Yöneticiler para bulup transfer yapacaklarını ifade ediyor. Giray Bulak’ın yerinde olsam hiçbir futbolcusunun doğru dürüst para alamadığı bir ortamda hakkaniyet gereği yeni transfer yapılmasına izin vermem. Çünkü Bulak, orta sahaya alınacak bir oyuncu ve ilk yarı oynatılmayan futbolcularla bu ligi çok rahat çıkarır. Aksi durumda geçen yıl alınan Ceyhun gibi takımın içindeki huzursuzluk O’nu da, Konyaspor’u da yakar.
Ama Bulak da kendini kurtarma derdinde gibi görünüyor. Yarım sezon için 200 bin Euro isteyen Serhat Akın da ısrar ediyor. 600 bin Euro isteyen De Nigris’e onay veriyor. İyi ki para yok. Yoksa alacaklar. Sonra da Veysel’i, Serhat’ı, Fahri’yi, kafası her zaman karışık olan Zafer Demir’i oynatabileceğini düşünüyor.
Kaldı ki bu şartlarda Büyükşehir Belediyesi’nden “zorlamayla” aktarılması beklenen kaynakların da doğru kullanılmasının mümkün olmadığı görülüyor.
Bu arada Sayın Muammer Bingöl’ün “Mali sorunların nedeni Raşit Çetiner’in yaptırdığı fazla transferlerdir” şeklindeki açıklamaları çaresizliğin göstergesi gibi. Masaya yumruğunu vuran bir yönetim var, futbolun içinden gelmiş profesyonel bir futbol şubesi, menajerlik sistemi var ve teknik direktör istediği kadar oyuncu alabiliyor. İlginç.
Var dediklerimiz acaba yok mu?
Vel hasıl, normal şartlarda kulübü 1-2 trilyon eksik kalarak idare edebilecek bütçeyi nereye harcadılar ki sezon bitmeden bu kadar sıkıntıya girildi.

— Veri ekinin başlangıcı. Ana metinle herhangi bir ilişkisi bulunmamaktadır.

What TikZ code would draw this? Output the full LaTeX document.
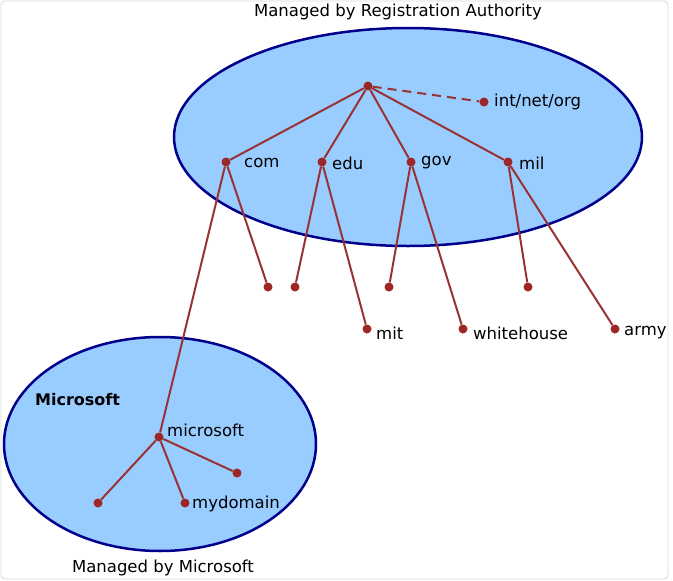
\documentclass[tikz,border=0pt]{standalone}
\usepackage{fontspec}
\setmainfont{DejaVu Sans}
\begin{document}
\begin{tikzpicture}[x=1pt,y=-1pt,
  dot/.style={circle,fill=red!55!black!85,inner sep=0pt,minimum size=9pt},
  ln/.style={draw=red!50!black!80,line width=2pt},
  lbl/.style={font=\fontsize{16.5}{18}\selectfont,anchor=west,inner sep=1pt},
  zone/.style={draw=blue!55!black,line width=2.5pt,fill={rgb,255:red,153;green,204;blue,255}}]
\useasboundingbox (0,0) rectangle (673,581);
\draw[gray!30,rounded corners=4pt,line width=0.8pt] (1,1) rectangle (668,579);
\draw[zone] (408,137) ellipse [x radius=234,y radius=109];
\draw[zone] (160,444) ellipse [x radius=156,y radius=107];
\node[font=\fontsize{16.5}{18}\selectfont] (t1) at (398,12) {Managed by Registration Authority};
\node[font=\fontsize{16.5}{18}\selectfont] (t2) at (163,568) {Managed by Microsoft};
\node[font=\bfseries\fontsize{16}{18}\selectfont,anchor=west,inner sep=0pt] (ms) at (35,400) {Microsoft};
\node[dot] (root) at (368,86) {};
\node[dot] (int) at (484,102) {};
\node[dot] (com) at (226,162) {};
\node[dot] (edu) at (322,162) {};
\node[dot] (gov) at (411,162) {};
\node[dot] (mil) at (508,162) {};
\node[dot] (c1) at (268,287) {};
\node[dot] (e1) at (295,287) {};
\node[dot] (mit) at (367,329) {};
\node[dot] (g1) at (389,287) {};
\node[dot] (wh) at (463,329) {};
\node[dot] (m1) at (528,287) {};
\node[dot] (army) at (615,329) {};
\node[dot] (msn) at (159,437) {};
\node[dot] (a1) at (98,503) {};
\node[dot] (md) at (185,503) {};
\node[dot] (a2) at (237,473) {};
\node[lbl] at (493,102) {int/net/org};
\node[lbl] at (243,163) {com};
\node[lbl] at (331,163) {edu};
\node[lbl] at (420,163) {gov};
\node[lbl] at (518,163) {mil};
\node[lbl] at (375,333) {mit};
\node[lbl] at (472,333) {whitehouse};
\node[lbl] at (623,333) {army};
\node[lbl] at (166,430) {microsoft};
\node[lbl] at (191,504) {mydomain};
\draw[ln,dash pattern=on 9pt off 6pt] (root) -- (int);
\draw[ln] (root)--(com) (root)--(edu) (root)--(gov) (root)--(mil)
  (com)--(c1) (com)--(msn) (edu)--(e1) (edu)--(mit) (gov)--(g1) (gov)--(wh)
  (mil)--(m1) (mil)--(army) (msn)--(a1) (msn)--(md) (msn)--(a2);
\end{tikzpicture}
\end{document}
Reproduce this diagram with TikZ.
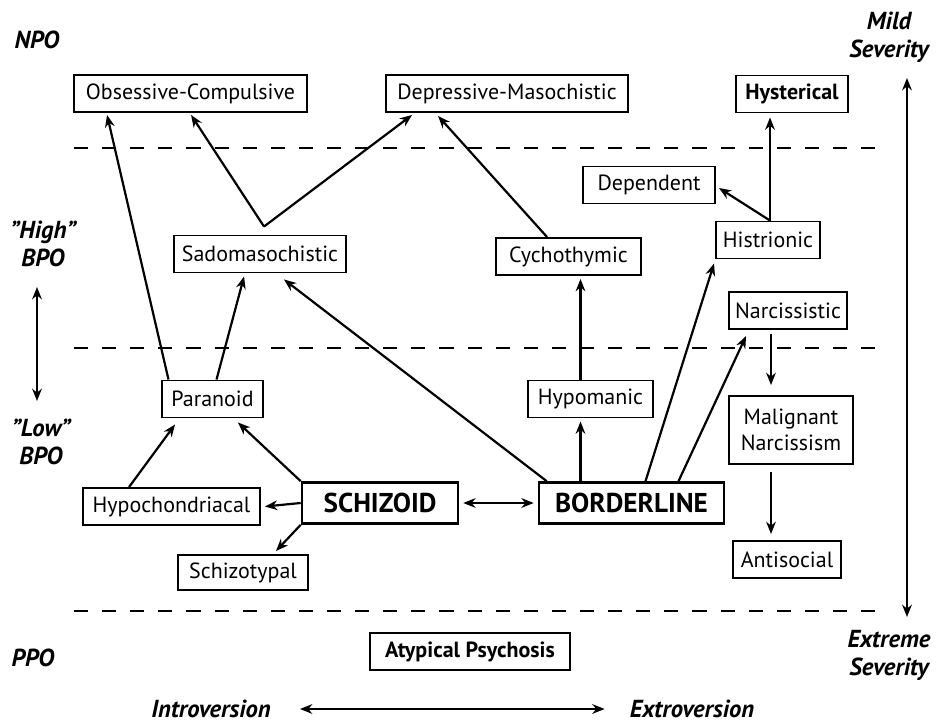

Hesap vermek sözle olmuyor ki… Bunlara cevap vererek oluyor. Bugüne kadar bir çok işte başarı sağlayamayan Konyaspor yönetimi acaba şeffaflıkta başarılı olabilecek mi? Merakla bekliyorum.
Tüm bunlara rağmen işe bir de tersinden bakmak gerekiyor. Konya Ticaret Odası’nın seçimlerine oy kullanmak için binlerce iş adamı geldi. Konyaspor oraya stand açtı. Lisanslı ürünleri bulamadıkları için yönetimi eleştiren Konya’nın “Babayiğit”leri yeşil beyaz renkteki torbaları görünce yüzünü çevirdi. Standın başında duran Bünyamin Sarıtaş ile konuştuk. Önümüzdeki günlerde basın sözcüsü olması muhtemel Sarıtaş, çok üzgündü. Gözlerinden, Mehmet Köseoğlu gibi “Bu şehir Süper ligi hak etmiyor” dediğini okuyor gibiydim. Sarıtaş yine de hırslı. “Çarşamba günü Antalya’da konuşacağız. Sesimizi herkes duyacak” diyor. Konyalı iş adamının futbola soğuk durmasının yanı sıra yukarıda saydığım hatalar da iş dünyasını Konyaspor’dan uzaklaştırıyor.
O yüzden bu işi Büyükşehir Belediyesi ile kol kola yürütmekten başka çare yok. Ama Sayın Kuntoğlu’nun tavrıyla olmayacağı artık aşikar. Konyaspor yönetimi başka formüller bulmalı.